Repeat the listing that follows, character for character, minus the pictures.

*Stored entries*
::::

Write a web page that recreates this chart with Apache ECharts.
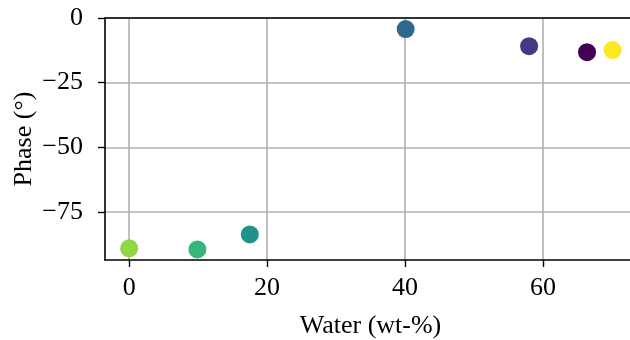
<!DOCTYPE html>
<html>
<head>
<meta charset="utf-8">
<script src="https://cdn.jsdelivr.net/npm/echarts@6/dist/echarts.min.js"></script>
<style>
  html, body { margin: 0; padding: 0; background: #fff; overflow: hidden; }
  #chart { width: 630px; height: 340px; }
</style>
</head>
<body>
<div id="chart"></div>
<script>
// 数据：含水量 (wt-%) 与相位 (°)
var water = [0, 9.9, 17.5, 40.1, 58.0, 66.4, 70.1];
var phase = [-89.1, -89.5, -83.7, -4.3, -10.9, -13.2, -12.4];
// 每个点的颜色 (viridis)
var pointColors = ['#8fd744', '#35b779', '#21918c', '#31688e', '#443983', '#440154', '#fde725'];
var xTicks = [0, 20, 40, 60];
var yTicks = [0, -25, -50, -75];

var FONT = '"Liberation Serif", "DejaVu Serif", serif';

var chart = echarts.init(document.getElementById('chart'));

var points = [];
for (var i = 0; i < water.length; i++) {
  points.push({
    value: [water[i], phase[i]],
    itemStyle: { color: pointColors[i], opacity: 1 }
  });
}

function minusFmt(v) {
  return String(v).replace('-', '\u2212');
}

chart.setOption({
  animation: false,
  grid: {
    left: 105, right: -6, top: 18, bottom: 80,
    outerBoundsMode: 'none', containLabel: false
  },
  xAxis: [{
    type: 'value',
    min: -3.5, max: 73.5,
    name: 'Water (wt-%)',
    nameLocation: 'middle',
    nameGap: 53,
    nameMoveOverlap: false,
    nameTextStyle: { fontFamily: FONT, fontSize: 26, color: '#000' },
    axisLine: { show: true, onZero: false, lineStyle: { color: '#000', width: 1.6 } },
    axisTick: { show: true, length: 7, customValues: xTicks, lineStyle: { color: '#000', width: 1.4 } },
    axisLabel: { customValues: xTicks, margin: 15, fontFamily: FONT, fontSize: 26, color: '#000' },
    splitLine: { show: true, lineStyle: { color: '#b0b0b0', width: 1.6 } }
  }, {
    // 顶部边框线
    type: 'value',
    position: 'top',
    min: -3.5, max: 73.5,
    axisLine: { show: true, onZero: false, lineStyle: { color: '#000', width: 1.6 } },
    axisTick: { show: false },
    axisLabel: { show: false },
    splitLine: { show: false }
  }],
  yAxis: {
    type: 'value',
    min: -93.6, max: 0,
    name: 'Phase (°)',
    nameLocation: 'middle',
    nameGap: 68,
    nameMoveOverlap: false,
    nameTextStyle: { fontFamily: FONT, fontSize: 26, color: '#000' },
    axisLine: { show: true, onZero: false, lineStyle: { color: '#000', width: 1.6 } },
    axisTick: { show: true, length: 7, customValues: yTicks, lineStyle: { color: '#000', width: 1.4 } },
    axisLabel: { customValues: yTicks, margin: 22, fontFamily: FONT, fontSize: 26, color: '#000', formatter: minusFmt },
    splitLine: { show: true, lineStyle: { color: '#b0b0b0', width: 1.6 } }
  },
  series: [{
    type: 'scatter',
    symbolSize: 18,
    itemStyle: { opacity: 1 },
    data: points
  }]
});
</script>
</body>
</html>
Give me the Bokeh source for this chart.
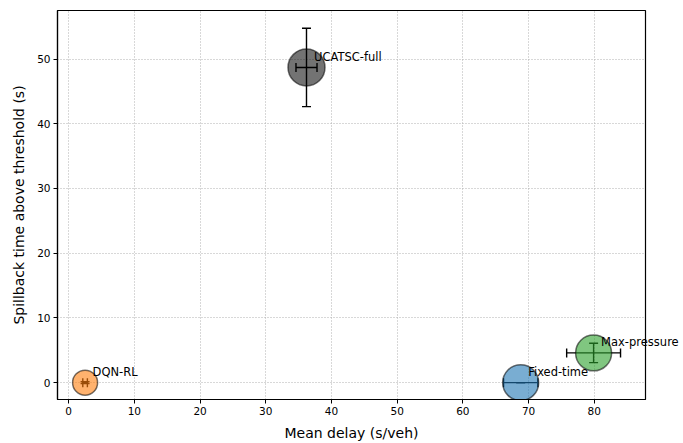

::::

*Response*
Write a web page that recreates this chart with Apache ECharts.
<!DOCTYPE html>
<html>
<head>
<meta charset="utf-8">
<script src="https://cdn.jsdelivr.net/npm/echarts@6/dist/echarts.min.js"></script>
<style>
  html, body { margin: 0; padding: 0; background: #fff; overflow: hidden; }
  #chart { width: 630px; height: 340px; }
</style>
</head>
<body>
<div id="chart"></div>
<script>
// 数据：含水量 (wt-%) 与相位 (°)
var water = [0, 9.9, 17.5, 40.1, 58.0, 66.4, 70.1];
var phase = [-89.1, -89.5, -83.7, -4.3, -10.9, -13.2, -12.4];
// 每个点的颜色 (viridis)
var pointColors = ['#8fd744', '#35b779', '#21918c', '#31688e', '#443983', '#440154', '#fde725'];
var xTicks = [0, 20, 40, 60];
var yTicks = [0, -25, -50, -75];

var FONT = '"Liberation Serif", "DejaVu Serif", serif';

var chart = echarts.init(document.getElementById('chart'));

var points = [];
for (var i = 0; i < water.length; i++) {
  points.push({
    value: [water[i], phase[i]],
    itemStyle: { color: pointColors[i], opacity: 1 }
  });
}

function minusFmt(v) {
  return String(v).replace('-', '\u2212');
}

chart.setOption({
  animation: false,
  grid: {
    left: 105, right: -6, top: 18, bottom: 80,
    outerBoundsMode: 'none', containLabel: false
  },
  xAxis: [{
    type: 'value',
    min: -3.5, max: 73.5,
    name: 'Water (wt-%)',
    nameLocation: 'middle',
    nameGap: 53,
    nameMoveOverlap: false,
    nameTextStyle: { fontFamily: FONT, fontSize: 26, color: '#000' },
    axisLine: { show: true, onZero: false, lineStyle: { color: '#000', width: 1.6 } },
    axisTick: { show: true, length: 7, customValues: xTicks, lineStyle: { color: '#000', width: 1.4 } },
    axisLabel: { customValues: xTicks, margin: 15, fontFamily: FONT, fontSize: 26, color: '#000' },
    splitLine: { show: true, lineStyle: { color: '#b0b0b0', width: 1.6 } }
  }, {
    // 顶部边框线
    type: 'value',
    position: 'top',
    min: -3.5, max: 73.5,
    axisLine: { show: true, onZero: false, lineStyle: { color: '#000', width: 1.6 } },
    axisTick: { show: false },
    axisLabel: { show: false },
    splitLine: { show: false }
  }],
  yAxis: {
    type: 'value',
    min: -93.6, max: 0,
    name: 'Phase (°)',
    nameLocation: 'middle',
    nameGap: 68,
    nameMoveOverlap: false,
    nameTextStyle: { fontFamily: FONT, fontSize: 26, color: '#000' },
    axisLine: { show: true, onZero: false, lineStyle: { color: '#000', width: 1.6 } },
    axisTick: { show: true, length: 7, customValues: yTicks, lineStyle: { color: '#000', width: 1.4 } },
    axisLabel: { customValues: yTicks, margin: 22, fontFamily: FONT, fontSize: 26, color: '#000', formatter: minusFmt },
    splitLine: { show: true, lineStyle: { color: '#b0b0b0', width: 1.6 } }
  },
  series: [{
    type: 'scatter',
    symbolSize: 18,
    itemStyle: { opacity: 1 },
    data: points
  }]
});
</script>
</body>
</html>
Give me the Bokeh source for this chart.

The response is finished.